Single by Public Enemy

from the album Rebirth of a Nation
- Released: 2005
- Recorded: 2005
- Genre: Political hip hop, protest song
- Label: Guerrilla Funk Recordings
- Songwriter: Chuck D
- Producer: Public Enemy

Public Enemy singles chronology
| "Do You Wanna Go Our Way?" (1999) | "Hell No We Ain't All Right" (2005) | "Black is Back" (2007) |

= Hell No We Ain't All Right! =

"Hell No We Ain't All Right!" is a protest song released by hip hop group Public Enemy within weeks of Hurricane Katrina, criticizing President George W. Bush and his administration for his response to the catastrophe, and for wider administration policies. The song specifically links the poor response to the hurricane to the commitment of resources to the war in Iraq, and to the social status of most victims of the disaster. The song was reportedly written by Chuck D on September 2, 2005, and reunited Flavor Flav with Public Enemy for its recording over Labor Day weekend. The premier public performance was on the Morning Sedition radio show, on September 16, 2005.

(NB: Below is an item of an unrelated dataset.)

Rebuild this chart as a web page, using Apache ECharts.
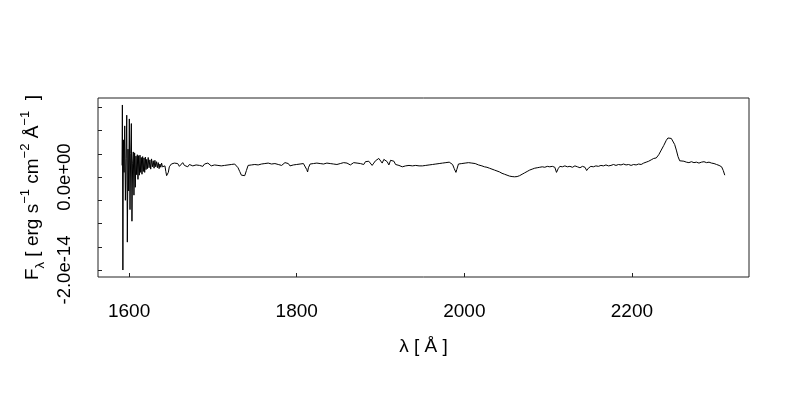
<!DOCTYPE html>
<html>
<head>
<meta charset="utf-8">
<script src="https://cdn.jsdelivr.net/npm/echarts@6/dist/echarts.min.js"></script>
<style>html,body{margin:0;padding:0;background:#fff}#c{width:800px;height:400px}</style>
</head>
<body>
<div id="c"></div>
<script>
// Flux values are in units of 1e-14 erg s^-1 cm^-2 A^-1
const specBlue = [
[1591.6,0.25],[1592.0,1.55],[1592.6,-2.0],[1593.2,0.8],[1594.0,0.1],[1594.8,1.1],[1595.6,-0.5],[1596.4,0.4],
[1597.2,1.33],[1597.9,-1.4],[1598.7,0.6],[1599.5,-0.3],[1600.3,1.25],[1601.1,-0.7],[1601.9,0.5],[1602.7,1.15],
[1603.4,-0.95],[1604.2,0.3],[1605.0,0.54],[1605.8,-0.39],[1606.6,0.52],[1607.4,-0.22],[1608.2,0.45],[1609.0,0.05],
[1609.8,0.48],[1610.6,-0.05],[1611.4,0.46],[1612.2,0.04],[1613.0,0.47],[1613.8,0.10],[1614.6,0.42],[1615.4,0.06],
[1616.2,0.44],[1617.0,0.12],[1617.8,0.41],[1618.6,0.10],[1619.4,0.43],[1620.2,0.16],[1621.0,0.38],[1621.8,0.18],
[1622.8,0.42],[1623.8,0.20],[1624.8,0.37],[1625.8,0.17],[1626.8,0.39],[1627.8,0.22],[1628.8,0.35],[1629.8,0.19],
[1630.8,0.36],[1631.8,0.22],[1632.8,0.33],[1633.8,0.20],[1634.8,0.31],[1635.8,0.18],[1636.8,0.28],[1637.8,0.21],
[1638.8,0.30],[1639.8,0.22],[1640.8,0.26],[1641.8,0.20],[1642.8,0.24],[1643.8,0.12],[1644.8,0.03],[1645.8,0.0],
[1646.8,0.10],[1648.0,0.22],[1649.2,0.19],[1650.4,0.28]
];
const specMid = [
[1652,0.24],[1654,0.30],[1656,0.26],[1658,0.29],[1660,0.23],[1662,0.27],[1664,0.31],[1666,0.25],[1668,0.28],
[1670,0.22],[1672,0.27],[1674,0.29],[1676,0.24],[1678,0.28],[1680,0.26],[1682,0.30],[1684,0.25],[1686,0.27],
[1688,0.23],[1690,0.28],[1692,0.26],[1694,0.30],[1696,0.27],[1698,0.24],[1700,0.28],[1702,0.26],[1704,0.29],
[1706,0.25],[1708,0.27],[1710,0.24],[1712,0.28],[1714,0.25],[1716,0.29],[1718,0.26],[1720,0.23],[1722,0.27],
[1724,0.25],[1726,0.28],[1728,0.24],[1730,0.20],[1732,0.12],[1734,0.04],[1736,0.01],[1738,0.03],[1740,0.14],
[1742,0.25],[1744,0.28],[1746,0.26],[1748,0.30],[1750,0.27],[1752,0.29],[1754,0.26],[1756,0.30],[1758,0.28],
[1760,0.25],[1762,0.29],[1764,0.27],[1766,0.30],[1768,0.26],[1770,0.28],[1772,0.25],[1774,0.29],[1776,0.31],
[1778,0.27],[1780,0.30],[1782,0.25],[1784,0.28],[1786,0.31],[1788,0.27],[1790,0.29],[1792,0.24],[1794,0.28],
[1796,0.26],[1798,0.30],[1800,0.27],[1802,0.31],[1804,0.28],[1806,0.26],[1808,0.29],[1810,0.25],[1812,0.16],
[1813,0.11],[1814,0.20],[1816,0.28],[1818,0.31],[1820,0.29],[1822,0.33],[1824,0.30],[1826,0.32],[1828,0.29],
[1830,0.31],[1832,0.28],[1834,0.32],[1836,0.30],[1838,0.33],[1840,0.29],[1842,0.31],[1844,0.28],[1846,0.30],
[1848,0.27],[1850,0.31],[1852,0.29],[1854,0.28],[1856,0.31],[1858,0.27],[1860,0.30],[1862,0.28],[1864,0.26],
[1866,0.29],[1868,0.31],[1870,0.28],[1872,0.30],[1874,0.33],[1876,0.29],[1878,0.31],[1880,0.27],[1882,0.33],
[1884,0.30],[1886,0.34],[1888,0.31],[1890,0.25],[1892,0.30],[1894,0.35],[1896,0.33],[1898,0.40],[1900,0.36],
[1902,0.30],[1904,0.38],[1906,0.41],[1908,0.33],[1910,0.26],[1912,0.36],[1914,0.40],[1916,0.34],[1918,0.27],
[1920,0.30],[1922,0.25],[1924,0.29],[1926,0.22],[1928,0.19],[1930,0.24],[1932,0.21],[1934,0.25],[1936,0.22],
[1938,0.24],[1940,0.21],[1942,0.25],[1944,0.22],[1946,0.24]
];
const specRed = [
[1948,0.27],[1950,0.24],[1952,0.27],[1954,0.25],[1956,0.28],[1958,0.26],[1960,0.24],[1962,0.27],[1964,0.25],
[1966,0.28],[1968,0.26],[1970,0.29],[1972,0.27],[1974,0.30],[1976,0.28],[1978,0.31],[1980,0.29],[1982,0.32],
[1984,0.29],[1986,0.27],[1988,0.18],[1990,0.10],[1991,0.16],[1993,0.28],[1995,0.31],[1997,0.29],[1999,0.32],
[2001,0.30],[2003,0.28],[2005,0.31],[2007,0.29],[2009,0.30],[2011,0.28],[2013,0.29],[2015,0.27],[2017,0.26],
[2019,0.25],[2021,0.24],[2024,0.22],[2027,0.21],[2030,0.19],[2033,0.17],[2036,0.15],[2039,0.13],[2042,0.11],
[2045,0.08],[2048,0.06],[2051,0.04],[2054,0.02],[2057,0.01],[2060,0.005],[2063,0.01],[2066,0.03],[2069,0.06],
[2072,0.09],[2075,0.12],[2078,0.15],[2081,0.17],[2084,0.19],[2087,0.20],[2090,0.21],[2093,0.22],[2096,0.21],
[2099,0.23],[2102,0.22],[2105,0.23],[2108,0.21],[2110,0.10],[2112,0.18],[2114,0.23],[2117,0.22],[2120,0.24],
[2123,0.22],[2126,0.23],[2129,0.21],[2132,0.24],[2135,0.22],[2138,0.20],[2141,0.23],[2144,0.21],[2146,0.14],
[2148,0.19],[2151,0.23],[2154,0.22],[2157,0.24],[2160,0.23],[2163,0.25],[2166,0.24],[2169,0.26],[2172,0.24],
[2175,0.25],[2178,0.27],[2181,0.25],[2184,0.27],[2187,0.26],[2190,0.28],[2193,0.26],[2196,0.27],[2199,0.25],
[2202,0.27],[2205,0.26],[2208,0.28],[2211,0.27],[2214,0.30],[2217,0.32],[2220,0.34],[2223,0.37],[2226,0.40],
[2229,0.41],[2232,0.48],[2235,0.58],[2238,0.68],[2241,0.79],[2243,0.84],[2245,0.86],[2247,0.83],[2249,0.79],
[2251,0.70],[2253,0.58],[2255,0.44],[2257,0.35],[2259,0.33],[2262,0.34],[2265,0.32],[2268,0.31],[2271,0.33],
[2274,0.31],[2277,0.32],[2280,0.30],[2283,0.32],[2286,0.33],[2289,0.31],[2292,0.32],[2295,0.30],[2298,0.29],
[2301,0.27],[2304,0.25],[2307,0.22],[2309,0.14],[2310.8,0.04]
];
const xTicks = [1600, 1800, 2000, 2200];
const yTicks = [-2, -1.5, -1, -0.5, 0, 0.5, 1, 1.5];
const yLabelTicks = [-2, 0];
const FLUX_UNIT = 1e-14;

const spectrum = specBlue.concat(specMid, specRed);
const FONT = 'Liberation Sans, Arial, sans-serif';

function sciLabel(v) {
  let s = (v * FLUX_UNIT).toExponential(1);
  s = s.replace(/e([+-])(\d)$/, 'e$10$2');
  return s;
}

const chart = echarts.init(document.getElementById('c'), null, {renderer: 'canvas'});
chart.setOption({
  animation: false,
  backgroundColor: '#fff',
  grid: {left: 98, top: 98, width: 651, height: 179, show: true, borderColor: '#222', borderWidth: 1, containLabel: false},
  xAxis: {
    type: 'value', min: 1562.9, max: 2339.7,
    axisLine: {show: false, onZero: false},
    splitLine: {show: false},
    axisTick: {show: true, inside: true, length: 4, customValues: xTicks, lineStyle: {color: '#222'}},
    axisLabel: {customValues: xTicks, margin: 25, fontSize: 19, color: '#000', fontFamily: FONT, formatter: v => String(v)},
    name: 'λ [ Å ]', nameLocation: 'middle', nameGap: 60,
    nameTextStyle: {fontSize: 19, color: '#000', fontFamily: FONT}
  },
  yAxis: {
    type: 'value', min: -2.15, max: 1.70,
    axisLine: {show: false, onZero: false},
    splitLine: {show: false},
    axisTick: {show: true, inside: true, length: 4, customValues: yTicks, lineStyle: {color: '#222'}},
    axisLabel: {customValues: yLabelTicks, rotate: 90, margin: 24, fontSize: 18.5, color: '#000', fontFamily: FONT, formatter: sciLabel},
    name: '{a|F}{sub|λ}{a| [ erg s}{sup|−1}{a| cm}{sup|−2}{a| Å}{sup|−1}{a|  ]}',
    nameLocation: 'middle', nameGap: 50, nameRotate: 90,
    nameTextStyle: {
      color: '#000', fontFamily: FONT,
      rich: {
        a: {fontSize: 19, lineHeight: 28, fontFamily: FONT, color: '#000'},
        sup: {fontSize: 13, lineHeight: 13, verticalAlign: 'top', fontFamily: FONT, color: '#000'},
        sub: {fontSize: 13, lineHeight: 13, verticalAlign: 'bottom', fontFamily: FONT, color: '#000'}
      }
    }
  },
  series: [{
    type: 'line', data: spectrum, showSymbol: false, symbol: 'none', sampling: 'none',
    lineStyle: {color: '#000', width: 1}
  }]
});
</script>
</body>
</html>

In addition to Bush and the Bush administration, the song also levels barbs at Pat Robertson (who had recently called for the assassination of Venezuelan president Hugo Chávez), Halliburton, and the characterization of blacks as looters following the catastrophe.

The refrain of the song repeats the line, "New Orleans in the morning, afternoon, and night/Hell No We Ain't All Right". Similar themes were explored in a contemporaneous song, "George Bush Doesn't Care About Black People", a remix of Kanye West's "Gold Digger" by "The Legendary K.O.", which was widely circulated on the internet following Hurricane Katrina.